Paleontology is a discipline to be sure, I’m just not sure merely earning a Ph.D means he’s in it.

Good question, HG. I don’t generally go in for moral or epistemological relativism, but I have no great disagreement with those that find knowledge and morality amorphous and thus conclude that shared versions of them may be impossible.

So, I’d guess I’d have to say that what really irks me is the utilitarian relativism that he is espousing, particularly in light of the fact that he is claiming equal commitment to two utterly un-relative paradigms — empirical science and fundamental Christianity. Tell me if this analogy holds: What Ross is doing would be similar to one of our profs. at HU teaching us how to ‘do’ Marxist/Deconstructionist/... criticism simply because that will get us into graduate school.

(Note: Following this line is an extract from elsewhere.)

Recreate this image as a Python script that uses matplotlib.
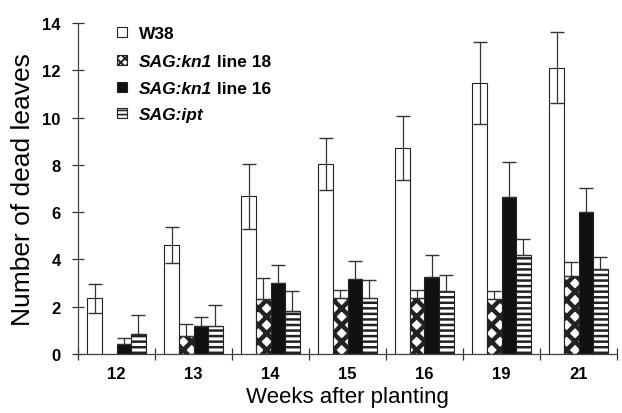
import matplotlib
matplotlib.use("Agg")
import matplotlib.pyplot as plt
from matplotlib.patches import Rectangle
import numpy as np

plt.rcParams['font.family'] = ['Liberation Sans', 'DejaVu Sans']
plt.rcParams['hatch.linewidth'] = 1.8

weeks = ['12', '13', '14', '15', '16', '19', '21']
# legend label pieces: (text, style)
series_labels = [
    [('W38', 'normal')],
    [('SAG:kn1', 'italic'), (' line 18', 'normal')],
    [('SAG:kn1', 'italic'), (' line 16', 'normal')],
    [('SAG:ipt', 'italic')],
]

w38 = [2.35, 4.62, 6.67, 8.02, 8.70, 11.46, 12.11]
w38_err = [0.60, 0.77, 1.37, 1.10, 1.35, 1.75, 1.50]
kn18 = [0.0, 0.75, 2.33, 2.36, 2.36, 2.33, 3.31]
kn18_err = [0.0, 0.50, 0.87, 0.33, 0.33, 0.35, 0.60]
kn16 = [0.42, 1.17, 3.00, 3.17, 3.24, 6.63, 5.99]
kn16_err = [0.25, 0.40, 0.78, 0.77, 0.95, 1.48, 1.05]
ipt = [0.86, 1.17, 1.83, 2.36, 2.68, 4.19, 3.60]
ipt_err = [0.80, 0.90, 0.85, 0.75, 0.67, 0.67, 0.50]

fig = plt.figure(figsize=(6.22, 4.14), dpi=100)
ax = fig.add_axes([78/622, 1-355/414, (617-78)/622, (355-24)/414])

x = np.arange(len(weeks))
bw = 0.19
offsets = [-1.5*bw, -0.5*bw, 0.5*bw, 1.5*bw]
vals = [w38, kn18, kn16, ipt]
errs = [w38_err, kn18_err, kn16_err, ipt_err]
styles = [dict(facecolor='white', hatch=None),
          dict(facecolor='white', hatch='xx'),
          dict(facecolor='#111111', hatch=None),
          dict(facecolor='white', hatch='---')]
hatch_lw = [1.0, 3.2, 1.0, 1.8]
leg_hatch = [None, 'xxxx', None, '----']
leg_hlw = [1.0, 1.4, 1.0, 1.2]


def set_hlw(p, lw):
    if hasattr(p, 'set_hatch_linewidth'):
        p.set_hatch_linewidth(lw)


for i in range(4):
    with plt.rc_context({'hatch.linewidth': hatch_lw[i]}):
        b = ax.bar(x + offsets[i], vals[i], width=bw, edgecolor='#222222',
                   linewidth=0.8, zorder=2, **styles[i])
    for p in b:
        set_hlw(p, hatch_lw[i])
    v = np.array(vals[i])
    e = np.array(errs[i])
    mask = v > 0
    if i == 0:
        yerr = e[mask]
    else:
        yerr = np.vstack([np.zeros(mask.sum()), e[mask]])
    ax.errorbar((x + offsets[i])[mask], v[mask], yerr=yerr,
                fmt='none', ecolor='#333333', elinewidth=0.9, capsize=4.7,
                capthick=1.0, zorder=3)

ax.set_xlim(-0.5, len(weeks) - 0.5)
ax.set_ylim(0, 14)
ax.set_yticks(np.arange(0, 15, 2))
ax.set_yticklabels([str(v) for v in range(0, 15, 2)], fontweight='bold', fontsize=12)
ax.set_xticks(x)
ax.set_xticklabels(weeks, fontweight='bold', fontsize=12)
ax.tick_params(axis='x', which='major', length=0, pad=9)
ax.set_xticks(np.arange(-0.5, len(weeks)), minor=True)
ax.tick_params(axis='x', which='minor', direction='inout', length=8, width=0.9, color='#333333')
ax.tick_params(axis='y', direction='inout', length=9, width=0.9, color='#333333', pad=8)

for s in ['top', 'right']:
    ax.spines[s].set_visible(False)
for s in ['left', 'bottom']:
    ax.spines[s].set_color('#444444')
    ax.spines[s].set_linewidth(0.9)

ax.set_xlabel('Weeks after planting', fontsize=16, labelpad=3)
ax.set_ylabel('Number of dead leaves', fontsize=19, labelpad=5)

# manual legend (mixed bold / bold-italic text)
row_y = [0.973, 0.888, 0.807, 0.728]
hx, hw, hh = 0.072, 0.019, 0.030
tx = 0.113
for i in range(4):
    st_leg = dict(styles[i])
    st_leg['hatch'] = leg_hatch[i]
    with plt.rc_context({'hatch.linewidth': leg_hlw[i]}):
        r = Rectangle((hx, row_y[i] - hh/2), hw, hh, transform=ax.transAxes,
                      edgecolor='#222222', linewidth=0.8, clip_on=False,
                      **st_leg)
    set_hlw(r, leg_hlw[i])
    ax.add_patch(r)
    prev = None
    for txt, st in series_labels[i]:
        if prev is None:
            prev = ax.text(tx, row_y[i], txt, transform=ax.transAxes,
                           fontsize=12.5, fontweight='bold', fontstyle=st,
                           va='center_baseline', ha='left')
        else:
            prev = ax.annotate(txt, xy=(1, 0), xycoords=prev,
                               fontsize=12.5, fontweight='bold', fontstyle=st,
                               va='bottom', ha='left')

fig.savefig('out.png', dpi=100)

Yeah, that seems pretty much right. It is the Wheaton school of criticism in 2—only now, with more worldviews!

Oh, but I missed the eerie resemblance to Schwimmer…

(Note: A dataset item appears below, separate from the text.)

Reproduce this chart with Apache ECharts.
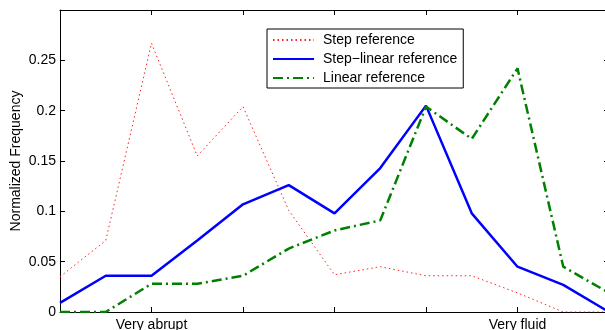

I guess what burns me up about this guy is that the issue which occupies my time so completely in various guises is dismissed so completely with this facile “let’s ignore it and the problem will go away” solution. I can’t “separate the paradigms” like Ross, and because I can’t, I spend all my time meditating on the meaning of truth, and epistemological questions of how we come to know truth, and my central conviction that truth—whatever it is—will certainly not be self-contradictory. (Well, maybe not all my time. I do quite a lot of playing on the floor with blocks and talking baby talk nowadays too.) If Ross’ separation of paradigms is that easy, then it seems to me fairly obvious that he can’t wholly identify himself with either one. Greg’s right: this is exactly what’s problematic about it in my opinion.

I’d say that it’s precisely because he doesn’t see it as a problem—does he even see it as a contradiction?—that allows him to live so divided. Paleontology does not appear to be an epistemological question to him, nor does it even seem an historical one. It is instead a question of labor, something he does apart from his self that, while it sustains him, will pass into oblivion at the end of history. (In contrast, to see a discipline as a calling is to make it matter epistemologically to the self.) I find that stark division rather amazing, and while I don’t envy it or much respect it—It grates at my own awareness of what truth is and how it is revealed—I do marvel at it.

yes, jtb, i do little more than provide banal observations.